A crucial concept in linear algebra is that the composition of two invertible linear transformations is itself invertible. Here is the first proof I learned of this fact:
Proof: Suppose that $T_1: \mathbb{C}^n \to \mathbb{C}^n$ and $T_2: \mathbb{C}^n \to \mathbb{C}^n$ are both invertible with respective matrices $A_1$ and $A_2$. Then the matrix of their composition $T_2 \circ T_1$ is simply $A_2A_1$. Since $T_1$ and $T_2$ are invertible, we know that $\det(A_1) \neq 0$ and $\det(A_2) \neq 0$. Thus, we see that $\det(A_1A_2) = \det(A_1)\det(A_2) \neq 0$. Thus, the composition is also invertible. $\square$
I'm trying to now give a proof of this fact without using determinants.
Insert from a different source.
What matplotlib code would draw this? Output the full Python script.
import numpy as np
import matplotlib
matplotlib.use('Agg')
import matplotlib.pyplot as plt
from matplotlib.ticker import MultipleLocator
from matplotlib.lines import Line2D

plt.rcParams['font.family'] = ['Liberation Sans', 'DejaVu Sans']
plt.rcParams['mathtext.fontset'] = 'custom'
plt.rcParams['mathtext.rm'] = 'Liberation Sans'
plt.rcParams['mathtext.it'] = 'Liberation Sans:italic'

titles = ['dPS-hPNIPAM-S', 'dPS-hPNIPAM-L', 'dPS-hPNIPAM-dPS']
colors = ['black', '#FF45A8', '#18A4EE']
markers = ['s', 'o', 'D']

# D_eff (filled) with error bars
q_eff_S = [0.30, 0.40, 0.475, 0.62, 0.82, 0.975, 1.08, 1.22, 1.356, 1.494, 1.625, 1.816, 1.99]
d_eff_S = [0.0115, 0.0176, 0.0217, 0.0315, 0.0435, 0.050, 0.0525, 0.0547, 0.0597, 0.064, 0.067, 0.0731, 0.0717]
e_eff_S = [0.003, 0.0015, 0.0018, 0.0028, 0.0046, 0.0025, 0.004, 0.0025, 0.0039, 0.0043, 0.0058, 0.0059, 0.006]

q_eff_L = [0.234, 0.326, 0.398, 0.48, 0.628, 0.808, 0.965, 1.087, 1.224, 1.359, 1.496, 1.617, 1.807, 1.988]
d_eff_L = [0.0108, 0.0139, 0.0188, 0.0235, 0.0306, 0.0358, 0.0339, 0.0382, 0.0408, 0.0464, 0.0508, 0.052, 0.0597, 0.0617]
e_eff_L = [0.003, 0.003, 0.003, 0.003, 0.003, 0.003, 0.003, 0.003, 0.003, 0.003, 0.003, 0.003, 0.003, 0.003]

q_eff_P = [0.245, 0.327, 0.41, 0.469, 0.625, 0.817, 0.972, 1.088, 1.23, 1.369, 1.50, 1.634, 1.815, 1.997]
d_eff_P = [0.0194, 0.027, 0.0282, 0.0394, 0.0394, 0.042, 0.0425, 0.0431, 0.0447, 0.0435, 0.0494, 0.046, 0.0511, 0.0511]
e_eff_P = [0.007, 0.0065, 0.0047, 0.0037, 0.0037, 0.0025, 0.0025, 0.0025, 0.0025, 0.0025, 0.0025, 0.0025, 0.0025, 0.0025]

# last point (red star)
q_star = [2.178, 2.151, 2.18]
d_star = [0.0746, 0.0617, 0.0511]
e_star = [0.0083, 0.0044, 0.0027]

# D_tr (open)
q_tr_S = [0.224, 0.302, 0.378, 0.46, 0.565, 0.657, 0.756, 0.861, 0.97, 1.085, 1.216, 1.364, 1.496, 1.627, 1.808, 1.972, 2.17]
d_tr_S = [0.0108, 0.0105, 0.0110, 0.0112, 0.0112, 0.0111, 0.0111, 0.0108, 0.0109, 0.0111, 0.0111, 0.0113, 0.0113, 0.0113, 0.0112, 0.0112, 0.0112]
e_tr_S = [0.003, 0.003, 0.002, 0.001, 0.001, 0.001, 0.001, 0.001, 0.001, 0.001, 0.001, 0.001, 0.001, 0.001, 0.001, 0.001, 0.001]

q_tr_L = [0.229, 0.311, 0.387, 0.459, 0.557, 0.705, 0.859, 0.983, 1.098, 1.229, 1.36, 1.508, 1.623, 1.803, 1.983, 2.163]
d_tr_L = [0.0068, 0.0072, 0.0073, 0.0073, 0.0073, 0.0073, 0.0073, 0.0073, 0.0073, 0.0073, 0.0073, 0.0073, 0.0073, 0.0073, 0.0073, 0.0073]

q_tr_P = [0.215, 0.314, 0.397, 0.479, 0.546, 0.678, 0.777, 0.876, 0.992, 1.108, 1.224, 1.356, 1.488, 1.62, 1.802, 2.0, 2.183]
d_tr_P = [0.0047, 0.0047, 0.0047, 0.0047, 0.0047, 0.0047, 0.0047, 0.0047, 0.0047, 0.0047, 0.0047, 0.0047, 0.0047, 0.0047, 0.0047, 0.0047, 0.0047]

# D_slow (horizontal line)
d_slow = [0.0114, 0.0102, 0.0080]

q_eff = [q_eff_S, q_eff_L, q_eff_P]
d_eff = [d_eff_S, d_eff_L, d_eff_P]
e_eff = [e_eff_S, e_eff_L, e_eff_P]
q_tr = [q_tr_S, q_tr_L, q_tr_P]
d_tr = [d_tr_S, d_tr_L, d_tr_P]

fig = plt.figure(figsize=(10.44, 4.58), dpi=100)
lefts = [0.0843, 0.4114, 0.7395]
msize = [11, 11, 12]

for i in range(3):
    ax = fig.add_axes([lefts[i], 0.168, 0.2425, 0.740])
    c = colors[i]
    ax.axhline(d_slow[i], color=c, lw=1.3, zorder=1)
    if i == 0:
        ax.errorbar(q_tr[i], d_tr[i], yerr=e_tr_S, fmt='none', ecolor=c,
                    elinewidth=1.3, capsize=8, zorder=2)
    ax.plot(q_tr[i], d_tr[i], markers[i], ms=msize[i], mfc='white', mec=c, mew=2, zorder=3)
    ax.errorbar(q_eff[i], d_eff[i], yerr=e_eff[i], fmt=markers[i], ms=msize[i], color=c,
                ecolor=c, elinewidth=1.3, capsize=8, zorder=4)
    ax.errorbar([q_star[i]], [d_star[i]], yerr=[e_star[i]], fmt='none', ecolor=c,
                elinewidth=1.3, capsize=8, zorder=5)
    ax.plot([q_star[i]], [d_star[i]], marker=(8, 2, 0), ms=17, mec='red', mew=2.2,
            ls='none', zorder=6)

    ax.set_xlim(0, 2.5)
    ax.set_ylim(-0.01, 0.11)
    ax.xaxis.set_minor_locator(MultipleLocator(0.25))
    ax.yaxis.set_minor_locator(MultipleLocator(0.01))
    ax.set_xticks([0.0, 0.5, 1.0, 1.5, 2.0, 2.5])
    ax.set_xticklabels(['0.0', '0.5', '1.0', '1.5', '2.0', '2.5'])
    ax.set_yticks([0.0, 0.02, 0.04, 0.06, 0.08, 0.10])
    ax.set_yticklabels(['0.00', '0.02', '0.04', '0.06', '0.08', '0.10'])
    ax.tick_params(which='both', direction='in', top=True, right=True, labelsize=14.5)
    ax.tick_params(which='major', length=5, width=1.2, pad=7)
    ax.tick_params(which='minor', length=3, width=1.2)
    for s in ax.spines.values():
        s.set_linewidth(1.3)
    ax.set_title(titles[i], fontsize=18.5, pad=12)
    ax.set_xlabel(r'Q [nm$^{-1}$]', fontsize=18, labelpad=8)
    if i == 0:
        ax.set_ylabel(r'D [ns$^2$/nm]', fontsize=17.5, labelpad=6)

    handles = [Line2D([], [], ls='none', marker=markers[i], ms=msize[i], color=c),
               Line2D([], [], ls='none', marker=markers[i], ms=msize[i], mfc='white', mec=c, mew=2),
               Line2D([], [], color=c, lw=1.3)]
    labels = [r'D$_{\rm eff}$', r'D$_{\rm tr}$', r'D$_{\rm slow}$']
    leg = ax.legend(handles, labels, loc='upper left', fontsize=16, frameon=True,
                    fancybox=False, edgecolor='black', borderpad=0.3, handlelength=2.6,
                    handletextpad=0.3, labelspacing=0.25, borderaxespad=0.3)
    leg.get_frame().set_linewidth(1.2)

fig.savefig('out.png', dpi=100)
Any idea on where to start?
Best Answer
In finite dimensional space it suffices to prove that $T_2\circ T_1$ is injective:
$$ x\in\ker(T_2\circ T_1)\iff T_2(T_1(x))=0\iff T_1(x)=0\iff x=0 $$ We used in the second equivalence the fact that $T_2$ is injective and in the last equivalence the fact that $T_1$ is injective. Conclude.